Things I learned about New Orleans:

  • It is hot. And it's not just the temperature; it's the dew point. The humidity is what really gets you.
  • Do not, I repeat do not get into a taxi in New Orleans without a map, an address and detailed turn-by-turn directions to get you where you're going. We had cab drivers who did not know the way from the corner of Canal and Bourbon to major landmarks, famous clubs and large downtown hotels.
  • I knew it would be good, but in fact the jazz and blues music in New Orleans is incredible, in both its quantity and quality. In particular, we had a happy accident; due to the inability of our cab driver to find a particular club we ended up going to House of Blues instead and we just decided we'd see whoever was playing. The headliner that night was Tommy Emmanuel, who I'd never heard of but who was introduced as "the greatest acoustic guitar player in the world". That's because he's the greatest freakin' acoustic guitar player in the world . I had no idea that some of those sounds could come out of a single six-string guitar played by a single ten-fingered guitarist.
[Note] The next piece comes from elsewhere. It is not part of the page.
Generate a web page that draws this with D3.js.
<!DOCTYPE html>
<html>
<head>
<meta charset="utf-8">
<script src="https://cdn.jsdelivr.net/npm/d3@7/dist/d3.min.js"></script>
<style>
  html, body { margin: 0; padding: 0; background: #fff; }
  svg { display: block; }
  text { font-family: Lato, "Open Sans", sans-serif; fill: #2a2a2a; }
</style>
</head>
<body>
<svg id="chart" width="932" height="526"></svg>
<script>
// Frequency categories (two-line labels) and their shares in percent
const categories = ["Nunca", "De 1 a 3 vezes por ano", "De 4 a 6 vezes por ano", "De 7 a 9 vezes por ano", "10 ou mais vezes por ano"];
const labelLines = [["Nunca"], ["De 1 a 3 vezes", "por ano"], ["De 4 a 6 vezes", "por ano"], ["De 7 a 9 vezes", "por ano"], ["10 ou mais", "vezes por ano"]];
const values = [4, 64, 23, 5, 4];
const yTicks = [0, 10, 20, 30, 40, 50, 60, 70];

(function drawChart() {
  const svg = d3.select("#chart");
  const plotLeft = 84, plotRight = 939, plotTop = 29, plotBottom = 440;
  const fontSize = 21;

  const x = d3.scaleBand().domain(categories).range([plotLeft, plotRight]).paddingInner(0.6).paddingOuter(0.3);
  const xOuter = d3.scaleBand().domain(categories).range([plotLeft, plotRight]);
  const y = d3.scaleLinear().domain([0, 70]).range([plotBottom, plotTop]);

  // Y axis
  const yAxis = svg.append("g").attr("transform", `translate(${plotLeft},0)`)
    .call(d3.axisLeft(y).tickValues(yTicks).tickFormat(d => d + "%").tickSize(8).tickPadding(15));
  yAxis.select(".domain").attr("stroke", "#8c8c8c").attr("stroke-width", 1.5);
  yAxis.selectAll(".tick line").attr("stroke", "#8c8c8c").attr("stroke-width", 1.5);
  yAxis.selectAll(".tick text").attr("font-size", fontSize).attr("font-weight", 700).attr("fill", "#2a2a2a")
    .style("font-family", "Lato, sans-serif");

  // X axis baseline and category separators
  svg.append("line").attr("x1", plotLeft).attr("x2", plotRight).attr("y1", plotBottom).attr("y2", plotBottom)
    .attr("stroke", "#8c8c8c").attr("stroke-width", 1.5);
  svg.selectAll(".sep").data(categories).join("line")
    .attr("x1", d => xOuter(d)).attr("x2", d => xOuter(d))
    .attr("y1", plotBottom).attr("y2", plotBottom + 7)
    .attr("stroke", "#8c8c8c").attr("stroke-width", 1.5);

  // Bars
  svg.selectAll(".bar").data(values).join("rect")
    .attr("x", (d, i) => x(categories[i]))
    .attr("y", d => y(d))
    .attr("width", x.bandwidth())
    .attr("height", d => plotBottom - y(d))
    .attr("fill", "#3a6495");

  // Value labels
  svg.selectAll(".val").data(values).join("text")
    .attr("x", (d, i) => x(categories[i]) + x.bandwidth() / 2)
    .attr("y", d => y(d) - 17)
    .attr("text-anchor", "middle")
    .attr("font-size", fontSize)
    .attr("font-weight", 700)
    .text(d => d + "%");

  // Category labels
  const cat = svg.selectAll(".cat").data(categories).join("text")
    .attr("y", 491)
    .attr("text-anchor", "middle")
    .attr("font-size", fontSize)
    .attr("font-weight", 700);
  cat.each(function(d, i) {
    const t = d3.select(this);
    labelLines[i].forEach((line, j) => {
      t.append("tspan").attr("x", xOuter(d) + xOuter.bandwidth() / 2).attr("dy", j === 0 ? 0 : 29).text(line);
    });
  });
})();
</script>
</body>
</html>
On the stage at the beginning of the show are four acoustic guitars: one is a pristine Gibson from the 1930s and the others all look like hell. In fact, they look like they have been repeatedly attacked by a lunatic wielding a wire brush. That's because they've been repeatedly attacked by a genius wielding a wire brush.
  • House of Blues will not tell you that they're selling you standing-room-only tickets when there are no seats left. Nor will they open up the balcony seating. (I was initially irked at how much I paid for SRO but thirty seconds into Tommy's set I no longer cared.)
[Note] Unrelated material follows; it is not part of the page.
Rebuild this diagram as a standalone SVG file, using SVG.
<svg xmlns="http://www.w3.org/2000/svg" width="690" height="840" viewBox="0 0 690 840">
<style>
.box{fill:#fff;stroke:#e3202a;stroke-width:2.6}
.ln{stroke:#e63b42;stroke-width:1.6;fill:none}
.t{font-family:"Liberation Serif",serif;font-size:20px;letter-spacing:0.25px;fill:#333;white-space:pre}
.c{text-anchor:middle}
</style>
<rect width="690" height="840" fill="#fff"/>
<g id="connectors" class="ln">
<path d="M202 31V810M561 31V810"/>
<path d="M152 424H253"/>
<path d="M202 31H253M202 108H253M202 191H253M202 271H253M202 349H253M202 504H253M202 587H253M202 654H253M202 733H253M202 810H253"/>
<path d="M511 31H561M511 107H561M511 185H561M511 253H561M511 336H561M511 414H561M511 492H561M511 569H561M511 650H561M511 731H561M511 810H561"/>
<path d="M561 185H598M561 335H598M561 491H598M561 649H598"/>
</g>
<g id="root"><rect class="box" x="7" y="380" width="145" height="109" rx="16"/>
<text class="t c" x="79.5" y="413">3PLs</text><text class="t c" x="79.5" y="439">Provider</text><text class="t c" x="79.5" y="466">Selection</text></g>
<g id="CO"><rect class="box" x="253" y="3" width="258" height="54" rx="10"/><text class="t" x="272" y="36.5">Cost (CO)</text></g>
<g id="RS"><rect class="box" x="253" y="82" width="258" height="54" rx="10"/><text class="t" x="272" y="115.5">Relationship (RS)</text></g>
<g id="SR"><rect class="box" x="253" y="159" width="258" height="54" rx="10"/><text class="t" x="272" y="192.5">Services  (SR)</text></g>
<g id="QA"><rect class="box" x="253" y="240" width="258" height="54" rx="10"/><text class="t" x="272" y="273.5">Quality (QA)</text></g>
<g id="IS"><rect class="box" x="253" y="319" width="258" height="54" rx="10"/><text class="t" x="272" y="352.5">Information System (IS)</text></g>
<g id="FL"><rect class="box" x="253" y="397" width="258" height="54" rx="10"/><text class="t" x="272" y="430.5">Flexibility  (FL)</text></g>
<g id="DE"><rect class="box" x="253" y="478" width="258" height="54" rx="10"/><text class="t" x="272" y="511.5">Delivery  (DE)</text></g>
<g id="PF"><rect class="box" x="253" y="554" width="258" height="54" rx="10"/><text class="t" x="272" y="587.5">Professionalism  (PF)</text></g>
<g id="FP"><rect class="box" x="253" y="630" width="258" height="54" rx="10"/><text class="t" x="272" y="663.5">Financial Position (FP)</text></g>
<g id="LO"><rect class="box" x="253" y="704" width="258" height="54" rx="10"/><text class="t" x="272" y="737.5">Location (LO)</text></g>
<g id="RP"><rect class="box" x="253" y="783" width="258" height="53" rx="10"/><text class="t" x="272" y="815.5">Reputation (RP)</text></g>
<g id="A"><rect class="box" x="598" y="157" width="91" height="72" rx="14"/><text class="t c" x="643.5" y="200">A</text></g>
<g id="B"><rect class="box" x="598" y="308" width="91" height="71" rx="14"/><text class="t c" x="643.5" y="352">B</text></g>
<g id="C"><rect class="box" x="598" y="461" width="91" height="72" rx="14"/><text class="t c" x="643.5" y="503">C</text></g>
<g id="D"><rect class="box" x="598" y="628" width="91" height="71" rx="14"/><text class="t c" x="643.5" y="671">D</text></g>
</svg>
  • The drunken-frat-boys-yelling-all-night party is on Bourbon Street. The far more enjoyable impromptu-poetry-slam-and-amazing-jazz-jam party is on Frenchman Street, just to the east of the French Quarter. (Basin Street, Basin Street does not appear to at present be the street, the street where all the folks meet down in New Orleans, the land of dreams, and you'll never know how much it means.)
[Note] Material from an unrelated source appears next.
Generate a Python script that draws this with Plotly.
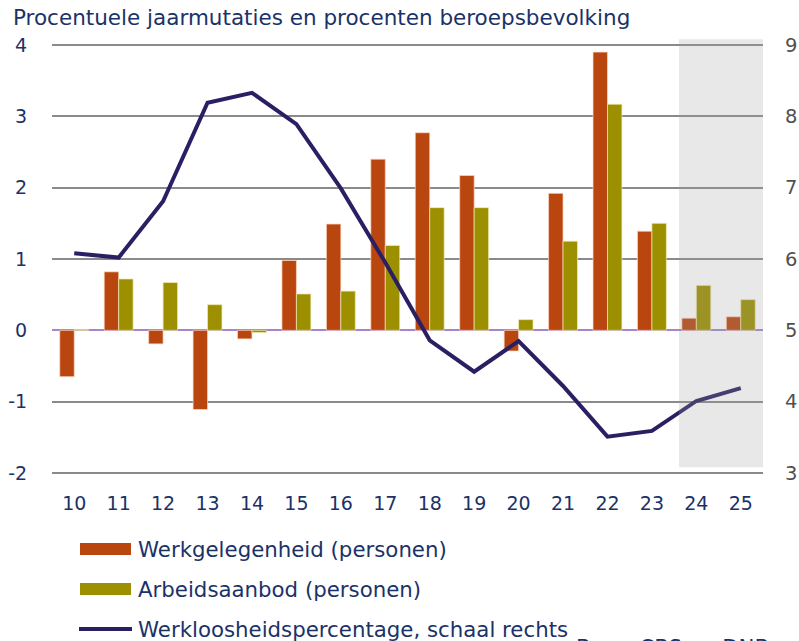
import plotly.graph_objects as go

years = [10, 11, 12, 13, 14, 15, 16, 17, 18, 19, 20, 21, 22, 23, 24, 25]
tick_labels = [str(y) for y in years]
werkgelegenheid = [-0.65, 0.82, -0.19, -1.11, -0.12, 0.98, 1.49, 2.40, 2.77, 2.17, -0.29, 1.92, 3.90, 1.39, 0.17, 0.19]
arbeidsaanbod = [0.01, 0.72, 0.67, 0.36, -0.03, 0.51, 0.55, 1.19, 1.72, 1.72, 0.15, 1.25, 3.17, 1.50, 0.63, 0.43]
werkloosheid = [6.08, 6.02, 6.81, 8.19, 8.33, 7.89, 6.99, 5.95, 4.86, 4.42, 4.85, 4.22, 3.51, 3.59, 4.01, 4.19]
left_ticks = [-2, -1, 0, 1, 2, 3, 4]
left_labels = ["-2", "-1", "0", "1", "2", "3", "4"]
right_ticks = [3, 4, 5, 6, 7, 8, 9]

NAVY = "#1b3267"
ORANGE = "#b8460e"
OLIVE = "#9c9000"
LINE = "#2b1f63"
FONT = "DejaVu Sans"

W, H = 799, 641
# plot area in page pixels
PL, PR, PT, PB = 52, 763, 38, 480

def px(x):
    return (x - PL) / (PR - PL)

def py(y):
    return (PB - y) / (PB - PT)

fig = go.Figure()
fig.add_trace(go.Bar(x=years, y=werkgelegenheid, name="Werkgelegenheid (personen)",
                     marker=dict(color=ORANGE, line=dict(color="rgba(255,215,195,0.7)", width=1)),
                     showlegend=False))
fig.add_trace(go.Bar(x=years, y=arbeidsaanbod, name="Arbeidsaanbod (personen)",
                     marker=dict(color=OLIVE, line=dict(color="rgba(240,235,180,0.7)", width=1)),
                     showlegend=False))
fig.add_trace(go.Scatter(x=years, y=werkloosheid, name="Werkloosheidspercentage, schaal rechts",
                         mode="lines", line=dict(color=LINE, width=4), yaxis="y2",
                         showlegend=False))

# forecast shading (drawn above with transparency)
fig.add_shape(type="rect", xref="x", yref="y", x0=23.61, x1=25.5, y0=-1.92, y1=4.08,
              fillcolor="rgba(160,160,160,0.24)", line=dict(width=0), layer="above")

# manual legend
legend_items = [
    ("Werkgelegenheid (personen)", ORANGE, "bar", 549),
    ("Arbeidsaanbod (personen)", OLIVE, "bar", 589),
    ("Werkloosheidspercentage, schaal rechts", LINE, "line", 629),
]
for name, color, kind, yc in legend_items:
    if kind == "bar":
        fig.add_shape(type="rect", xref="paper", yref="paper",
                      x0=px(80), x1=px(131), y0=py(yc + 6), y1=py(yc - 6),
                      fillcolor=color, line=dict(width=0))
    else:
        fig.add_shape(type="line", xref="paper", yref="paper",
                      x0=px(79), x1=px(132), y0=py(yc), y1=py(yc),
                      line=dict(color=color, width=4))
    fig.add_annotation(text=name, xref="paper", yref="paper", x=px(136), y=py(yc),
                       xanchor="left", yanchor="middle", showarrow=False,
                       font=dict(family=FONT, size=21.3, color=NAVY))

fig.add_annotation(text="Procentuele jaarmutaties en procenten beroepsbevolking",
                   xref="paper", yref="paper", x=px(11), y=py(18), xanchor="left",
                   yanchor="middle", showarrow=False,
                   font=dict(family=FONT, size=21.5, color=NAVY))
fig.add_annotation(text="Bron: CBS en DNB", xref="paper", yref="paper", x=px(574), y=py(633),
                   xanchor="left", yanchor="top", showarrow=False,
                   font=dict(family=FONT, size=21.3, color=NAVY))

fig.update_layout(
    width=W, height=H,
    margin=dict(l=PL, r=W - PR, t=PT, b=H - PB, pad=0, autoexpand=False),
    paper_bgcolor="white", plot_bgcolor="white",
    barmode="group", bargap=0.35, bargroupgap=0,
    font=dict(family=FONT, color=NAVY),
    xaxis=dict(range=[9.5, 25.5], tickvals=years, ticktext=tick_labels, automargin=False,
               showgrid=False, zeroline=False, showline=False,
               ticks="outside", ticklen=6, tickcolor="rgba(0,0,0,0)",
               tickfont=dict(family=FONT, size=19, color=NAVY)),
    yaxis=dict(range=[-2.098, 4.098], tickvals=left_ticks, ticktext=left_labels, automargin=False,
               showgrid=True, gridcolor="#8a8a8a", gridwidth=1.5,
               zeroline=True, zerolinecolor="#a884cc", zerolinewidth=2,
               ticks="outside", ticklen=20, tickcolor="rgba(0,0,0,0)",
               tickfont=dict(family=FONT, size=19, color=NAVY)),
    yaxis2=dict(range=[2.902, 9.098], tickvals=right_ticks, overlaying="y", automargin=False,
                side="right", showgrid=False, zeroline=False,
                ticks="outside", ticklen=17, tickcolor="rgba(0,0,0,0)",
                tickfont=dict(family=FONT, size=19.5, color="#505050")),
)

fig.write_html("out.html", config={"displayModeBar": False},
               post_script="document.body.style.margin='0';document.body.style.overflow='hidden';")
  • Beignets at Cafe Du Monde taste very much like fried dough with sugar on it.
  • Alligators like marshmallows.

Things I learned about Oslo:

  • Oslo does not have this high dew point problem. We saw people in parkas on some of the chillier rainy days.
  • Spending the week of the longest days of the year walking around a city situated north of the 59th parallel is quite something. At one point Leah asked me what time I thought it was. Around nine? No, in fact it was almost midnight and no wonder I was so tired. It really does never get dark; it gets a bit dimmish for the hour or so between sunset and dawn. 
  • Middle-aged painters (of pictures, not houses) feel perfectly justified sitting down at your table at an outdoor cafe, interrupting your conversation with your new friend, and telling you all their opinions about beer, women, marriage, the new Oslo opera house, travel, hotels, painting, art, photography, music, architecture, oil, money, and international relations. It was delightful. As a Canadian I'd never dream of doing that but I enjoyed the conversation very much and would not have thought to start it myself.
  • Oslo is one of the most expensive cities in the world. Every day I boggled at how much I was spending on things that would have cost half or a third as much in Seattle, which is already a reasonably expensive city by North American standards. A bottle of Pepsi: four dollars. A bottle of San Pellegrino mineral water at a mid-scale restaurant: eleven dollars. An ice cream cone: nine dollars. A small pizza and a salad for two: sixty dollars. Probably the best value we found was the restaurant at Hebern Marina: tasty food, fast service, mostly cold dishes with a lot of fish in them, not completely unreasonable prices. (Six Norwegian Kroner is about one US dollar, so a plate of smoked salmon and potato salad is about $25.)
  • Our guide book said that service at restaurants in Oslo is "not rushed". This is code for "you have to state specifically that you want to pay your bill now". Before we realized this we had multiple situations where the wait staff would ask "do you want anything else, coffee, tea, dessert?" and we'd say no and then sit there with empty plates and glasses in front of us for a quarter of an hour before tracking down the wait staff and asking for our cheque. The correct answer to the coffee and tea and dessert question is "no thank you, could you please bring us our bill now?"
  • The sheer amount of stone in Oslo is quite amazing. Almost everything at street level that I typically think of as being made out of concrete in Seattle is made out of solid blocks of granite in Oslo. Bizarrely enough, given how much high quality stone there must be in Norway, the facade stone for the opera house was imported from Italy. One would think that they'd want to keep all that oil money in the country.

Anyway, we had a delightful time in both places, but it's good to be back.